For the Notre Dame image pair, the threshold I used for the cornerness function had to be increased to ~9.99x10^-7 in order to accept enough interest points and for the matching accuracy of the first 100 confident matches to reach 94%. Alpha in the cornerness function was tested and eventually settled at 0.06. Lower values only reduces the accuracy. For the Mount Rushmore image pair, the threshold I set for the cornerness function was one order of magnitude lower than that for the Notre Dame image pair. Any higher threshold led to too few matches or a match accuracy of lower than 80%. Alpha in the cornerness function also had to be reduced to 0.02 for the best results, compared to the Notre Dame image pair. For the pantheon paris image pair, there is no ground truth to compare my results with and hence a lack of accuracy evaluation. However, it can be observed that SIFT descriptor significantly improved the number of matching features between the image pair compared to the normalized patch descriptor.

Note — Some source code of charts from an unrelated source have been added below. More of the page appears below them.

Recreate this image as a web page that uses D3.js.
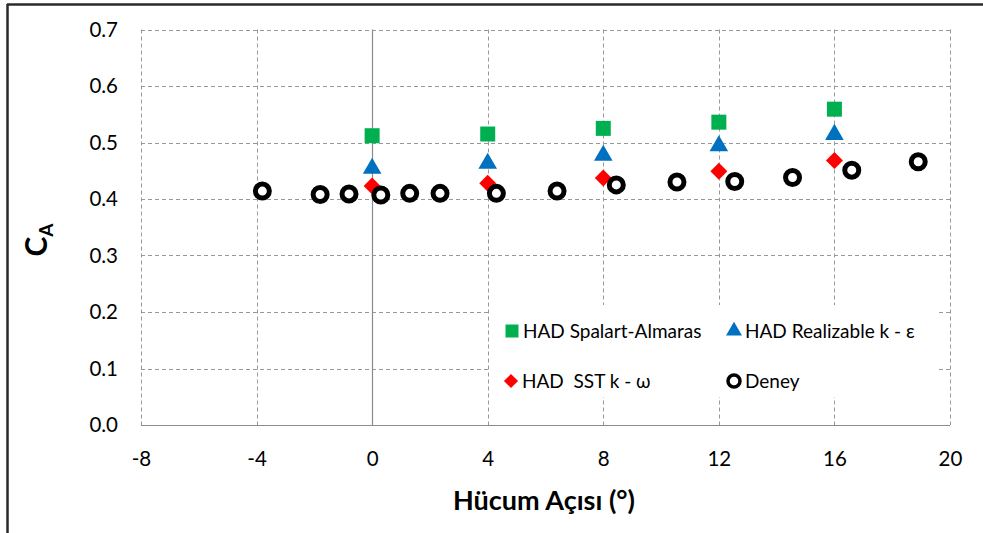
<!DOCTYPE html>
<html>
<head>
<meta charset="utf-8">
<script src="https://cdn.jsdelivr.net/npm/d3@7"></script>
<style>
  html, body { margin: 0; padding: 0; background: #fff; }
  svg { display: block; }
  text { font-family: Lato, "Open Sans", sans-serif; fill: #000; }
</style>
</head>
<body>
<svg id="chart" width="983" height="533"></svg>
<script>
// Angle of attack (degrees) for the CFD runs
const cfdAngles = [0, 4, 8, 12, 16];
// Axial force coefficient from each turbulence model
const spalartAllmaras = [0.512, 0.515, 0.525, 0.536, 0.559];
const realizableKe    = [0.454, 0.463, 0.477, 0.494, 0.514];
const sstKw           = [0.423, 0.428, 0.437, 0.449, 0.468];
// Wind-tunnel measurements
const expAngles = [-3.8, -1.8, -0.8, 0.3, 1.3, 2.35, 4.3, 6.4, 8.45, 10.55, 12.55, 14.55, 16.6, 18.9];
const expValues = [0.414, 0.408, 0.409, 0.407, 0.410, 0.410, 0.410, 0.414, 0.425, 0.430, 0.431, 0.438, 0.451, 0.466];
// Axis ticks
const xTicks = [-8, -4, 0, 4, 8, 12, 16, 20];
const yTicks = [0, 0.1, 0.2, 0.3, 0.4, 0.5, 0.6, 0.7];

const svg = d3.select("#chart");
const plot = { left: 141, right: 950, top: 29.5, bottom: 425 };

const x = d3.scaleLinear().domain([-8, 20]).range([plot.left, plot.right]);
const y = d3.scaleLinear().domain([0, 0.7]).range([plot.bottom, plot.top]);

// Outer frame (top and left edges)
svg.append("line").attr("x1", 7).attr("x2", 983).attr("y1", 4.5).attr("y2", 4.5)
  .attr("stroke", "#2a2a2a").attr("stroke-width", 2.5);
svg.append("line").attr("x1", 7.5).attr("x2", 7.5).attr("y1", 4).attr("y2", 533)
  .attr("stroke", "#2a2a2a").attr("stroke-width", 2.5);

// Grid
const grid = svg.append("g");
grid.selectAll("line.h").data(yTicks.filter(d => d > 0)).join("line")
  .attr("x1", plot.left).attr("x2", plot.right)
  .attr("y1", d => Math.round(y(d)) + 0.5).attr("y2", d => Math.round(y(d)) + 0.5)
  .attr("stroke", "#999").attr("stroke-width", 1).attr("stroke-dasharray", "4,3");
grid.selectAll("line.v").data(xTicks.filter(d => d !== 0)).join("line")
  .attr("x1", d => Math.round(x(d)) + 0.5).attr("x2", d => Math.round(x(d)) + 0.5)
  .attr("y1", plot.top).attr("y2", plot.bottom)
  .attr("stroke", "#999").attr("stroke-width", 1).attr("stroke-dasharray", "4,3");

// Axis lines: horizontal at C=0, vertical at angle 0
svg.append("line").attr("x1", plot.left).attr("x2", plot.right)
  .attr("y1", Math.round(y(0)) + 0.5).attr("y2", Math.round(y(0)) + 0.5)
  .attr("stroke", "#8c8c8c").attr("stroke-width", 1.2);
svg.append("line").attr("x1", Math.round(x(0)) + 0.5).attr("x2", Math.round(x(0)) + 0.5)
  .attr("y1", plot.top).attr("y2", plot.bottom)
  .attr("stroke", "#8c8c8c").attr("stroke-width", 1.2);

// Tick labels via d3 axes (lines hidden); plain hyphen for negatives
const xAxis = svg.append("g").attr("transform", `translate(0,${plot.bottom})`)
  .call(d3.axisBottom(x).tickValues(xTicks).tickSize(0).tickPadding(26).tickFormat(d => String(d)));
const yAxis = svg.append("g").attr("transform", `translate(${plot.left},0)`)
  .call(d3.axisLeft(y).tickValues(yTicks).tickSize(0).tickPadding(23).tickFormat(d => d.toFixed(1)));
[xAxis, yAxis].forEach(a => {
  a.select(".domain").remove();
  a.selectAll("text").style("font-family", "Lato, sans-serif").style("font-size", "20.5px").attr("fill", "#000");
});

// Axis titles
svg.append("text").attr("x", 544).attr("y", 510).attr("text-anchor", "middle")
  .style("font-size", "27px").style("font-weight", "bold").text("Hücum Açısı (°)");
const yt = svg.append("text").attr("transform", "translate(47,240) rotate(-90)")
  .attr("text-anchor", "middle").style("font-weight", "bold");
yt.append("tspan").style("font-size", "30px").text("C");
yt.append("tspan").style("font-size", "19px").attr("dy", 6).text("A");

// Marker builders
const sym = {
  square:   d3.symbol().type(d3.symbolSquare).size(15 * 15),
  triangle: d3.symbol().type(d3.symbolTriangle).size(150),
  diamond:  d3.symbol().type(d3.symbolSquare).size(12 * 12)
};

function drawSeries(angles, values, kind, color) {
  const g = svg.append("g");
  g.selectAll("path").data(angles.map((a, i) => [a, values[i]])).join("path")
    .attr("d", sym[kind])
    .attr("transform", d => `translate(${x(d[0])},${y(d[1])})${kind === "diamond" ? " rotate(45)" : ""}`)
    .attr("fill", color);
}

drawSeries(cfdAngles, spalartAllmaras, "square", "#00B050");
drawSeries(cfdAngles, realizableKe, "triangle", "#0070C0");
drawSeries(cfdAngles, sstKw, "diamond", "#FF0000");

svg.append("g").selectAll("circle").data(expAngles.map((a, i) => [a, expValues[i]])).join("circle")
  .attr("cx", d => x(d[0])).attr("cy", d => y(d[1])).attr("r", 7)
  .attr("fill", "#fff").attr("stroke", "#000").attr("stroke-width", 5);

// Legend
const legend = svg.append("g");
legend.append("rect").attr("x", 490).attr("y", 305).attr("width", 447).attr("height", 92).attr("fill", "#fff");
const items = [
  { label: "HAD Spalart-Almaras", kind: "square", color: "#00B050", lx: 512, ly: 331 },
  { label: "HAD Realizable k - ε", kind: "triangle", color: "#0070C0", lx: 734, ly: 331 },
  { label: "HAD  SST k - ω", kind: "diamond", color: "#FF0000", lx: 511, ly: 381 },
  { label: "Deney", kind: "circle", color: "#000", lx: 734, ly: 381 }
];
items.forEach(it => {
  if (it.kind === "circle") {
    legend.append("circle").attr("cx", it.lx).attr("cy", it.ly).attr("r", 6)
      .attr("fill", "#fff").attr("stroke", "#000").attr("stroke-width", 3.5);
  } else {
    const s = it.kind === "square" ? d3.symbol().type(d3.symbolSquare).size(13 * 13)
      : it.kind === "triangle" ? d3.symbol().type(d3.symbolTriangle).size(110)
      : d3.symbol().type(d3.symbolSquare).size(10 * 10);
    legend.append("path").attr("d", s)
      .attr("transform", `translate(${it.lx},${it.ly})${it.kind === "diamond" ? " rotate(45)" : ""}`)
      .attr("fill", it.color);
  }
  legend.append("text").attr("x", it.lx + 11).attr("y", it.ly + 7)
    .style("font-size", "19px").attr("xml:space", "preserve").text(it.label);
});
</script>
</body>
</html>
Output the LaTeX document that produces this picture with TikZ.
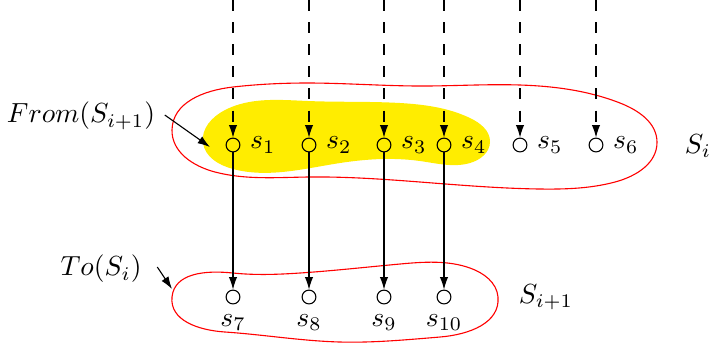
\documentclass[tikz,border=0pt]{standalone}
\usepackage{tikz}
\usetikzlibrary{arrows.meta,positioning,hobby}
\definecolor{blob}{RGB}{255,237,0}

\begin{document}
\begin{tikzpicture}[x=0.362pt,y=-0.362pt,>={Latex[length=4.5pt,width=3pt]},
  vertex/.style={circle,draw,inner sep=0pt,minimum size=5pt},
  incoming/.style={->,dash pattern=on 4pt off 4pt},
  region/.style={draw=red}]
\useasboundingbox (0,0) rectangle (713,349);
% the shaded part of S_i
\fill[blob] plot[closed hobby] coordinates {(203,143) (225,110) (308,101) (400,103) (470,118) (490,142) (470,163) (420,161) (340,163) (233,169)};
% the two sets
\path[region] plot[closed hobby] coordinates {(172,130) (233,87) (308,83) (420,86) (520,85) (620,103) (657,142) (615,182) (540,189) (420,182) (308,177) (215,172)};
\path[region] plot[closed hobby] coordinates {(172,297) (233,273) (300,273) (400,264) (470,268) (498,297) (440,337) (340,342) (225,332)};

\node[vertex] (s1) at (233,145) [label=right:$s_1$] {};
\node[vertex] (s2) at (309,145) [label=right:$s_2$] {};
\node[vertex] (s3) at (384,145) [label=right:$s_3$] {};
\node[vertex] (s4) at (444,145) [label=right:$s_4$] {};
\node[vertex] (s5) at (520,145) [label=right:$s_5$] {};
\node[vertex] (s6) at (596,145) [label=right:$s_6$] {};
\node[vertex] (s7) at (233,297) [label=below:$s_7$] {};
\node[vertex] (s8) at (309,297) [label=below:$s_8$] {};
\node[vertex] (s9) at (384,297) [label=below:$s_9$] {};
\node[vertex] (s10) at (444,297) [label=below:$s_{10}$] {};

\coordinate (in1) at (233,0);
\coordinate (in2) at (309,0);
\coordinate (in3) at (384,0);
\coordinate (in4) at (444,0);
\coordinate (in5) at (520,0);
\coordinate (in6) at (596,0);

\path[incoming]
  (in1) edge (s1)
  (in2) edge (s2)
  (in3) edge (s3)
  (in4) edge (s4)
  (in5) edge (s5)
  (in6) edge (s6);
\path[->]
  (s1) edge (s7)
  (s2) edge (s8)
  (s3) edge (s9)
  (s4) edge (s10);

\node (Si)   at (698,146) {$S_i$};
\node (Sip)  at (546,297) {$S_{i+1}$};
\node (from) at (81,116) {$From(S_{i+1})$};
\node (to)   at (101,269) {$To(S_i)$};
\coordinate (fromtip) at (210,147);
\coordinate (totip) at (172,289);
\draw[->] (from.east) ++(0,-1) -- (fromtip);
\draw[->] (to.east) ++(6,-2) -- (totip);
\end{tikzpicture}
\end{document}
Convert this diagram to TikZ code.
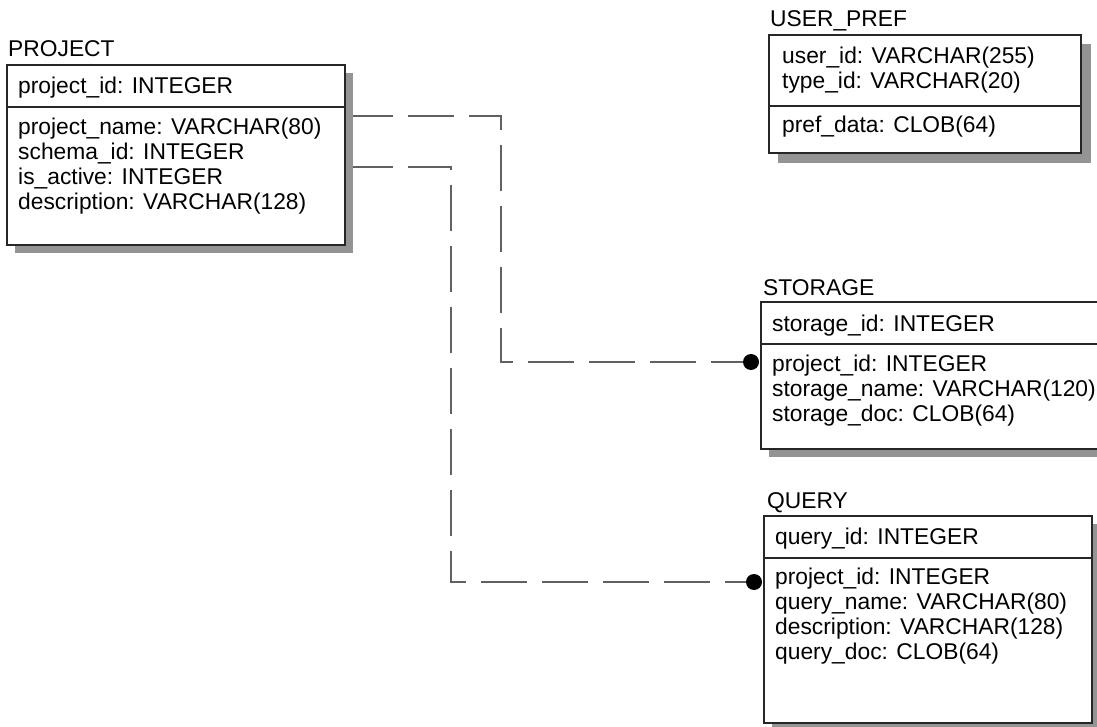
\documentclass[tikz,border=0pt]{standalone}
\usepackage{fontspec}
\setmainfont{Liberation Sans}
\tikzset{
  tbl/.style={draw=black!85, line width=1.2pt, fill=white, rectangle,
              inner sep=0pt, outer sep=0pt, anchor=north west},
  shade/.style={fill=black!42},
  sep/.style={draw=black!85, line width=1.2pt},
  fld/.style={anchor=base west, inner sep=0pt, font=\fontsize{22.8}{26}\selectfont},
  rel/.style={draw=black!62, line width=1.3pt, dash pattern=on 46pt off 15pt, dash phase=6pt},
  fkdot/.style={circle, fill=black, draw=none, inner sep=0pt, minimum size=16pt}
}
\begin{document}
\begin{tikzpicture}[x=1pt,y=-1pt]
\useasboundingbox[fill=white] (0,0) rectangle (1097,727);

% ---------- PROJECT ----------
\node[fld] (projectT) at (8,57) {PROJECT};
\fill[shade] (15,73) rectangle (353,253);
\node[tbl, minimum width=338pt, minimum height=180pt] (project) at (7,65) {};
\draw[sep] (7,107) -- (345,107);
\node[fld] (project1) at (18,94)  {project\_id: INTEGER};
\node[fld] (project2) at (18,135) {project\_name: VARCHAR(80)};
\node[fld] (project3) at (18,160) {schema\_id: INTEGER};
\node[fld] (project4) at (18,185) {is\_active: INTEGER};
\node[fld] (project5) at (18,210) {description: VARCHAR(128)};

% ---------- USER_PREF ----------
\node[fld] (prefT) at (770,27) {USER\_PREF};
\fill[shade] (778,44) rectangle (1091,163);
\node[tbl, minimum width=312pt, minimum height=118pt] (pref) at (769,35) {};
\draw[sep] (769,106) -- (1081,106);
\node[fld] (pref1) at (782,64)  {user\_id: VARCHAR(255)};
\node[fld] (pref2) at (782,89)  {type\_id: VARCHAR(20)};
\node[fld] (pref3) at (782,133) {pref\_data: CLOB(64)};

% ---------- STORAGE ----------
\node[fld] (storageT) at (763,295) {STORAGE};
\fill[shade] (769,310) rectangle (1120,457);
\node[tbl, minimum width=350pt, minimum height=147pt] (storage) at (761,302) {};
\draw[sep] (761,344) -- (1111,344);
\node[fld] (storage1) at (772,331) {storage\_id: INTEGER};
\node[fld] (storage2) at (772,371) {project\_id: INTEGER};
\node[fld] (storage3) at (772,396) {storage\_name: VARCHAR(120)};
\node[fld] (storage4) at (772,421) {storage\_doc: CLOB(64)};

% ---------- QUERY ----------
\node[fld] (queryT) at (767,508) {QUERY};
\fill[shade] (772,524) rectangle (1100,731);
\node[tbl, minimum width=328pt, minimum height=207pt] (query) at (764,516) {};
\draw[sep] (764,558) -- (1092,558);
\node[fld] (query1) at (775,544) {query\_id: INTEGER};
\node[fld] (query2) at (775,584) {project\_id: INTEGER};
\node[fld] (query3) at (775,609) {query\_name: VARCHAR(80)};
\node[fld] (query4) at (775,634) {description: VARCHAR(128)};
\node[fld] (query5) at (775,659) {query\_doc: CLOB(64)};

% ---------- relationships ----------
\coordinate (relA) at (353,116);
\coordinate (relB) at (353,167);
\coordinate (bendA) at (501,362);
\coordinate (bendB) at (451,582);
\node[fkdot] (fkStorage) at (751,362) {};
\node[fkdot] (fkQuery) at (754,582) {};
\draw[rel] (relA) -| (bendA) -- (fkStorage);
\draw[rel] (relB) -| (bendB) -- (fkQuery);
\end{tikzpicture}
\end{document}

From the lecture, I learned that a Gaussian filter can be used to blur the image to reduce the effect of high frequency edges before implementing the SIFT algorithm. However, it was not particularly useful for both the Notre Dame and Mount Rushmore image pairs. Therefore, the image blurring was not implemented in my get_features.m file. For both images, descriptors using the normalized patch led to worse performance than the SIFT descriptors. However, I was able to achieve above 80% matching accuracy for both image pairs using both normalized patch descriptor and SIFT descriptor.

From the additional results, we can see the effect of changing the feature width. For the Notre Dame image pair, feature width of 32 pixels provided the best accuracy (98%) among all the feature widths that I tested. I also changed the number of histogram bins (or gradient orientations) by changing the variable "anglegap" in my get_features.m file. The default value of eight (angle difference between bins of 45 degrees) was changed to six (angle difference between bins of 60 degrees) and twelve (angle difference between bins of 30 degrees), and not much improvement in the accuracy was observed.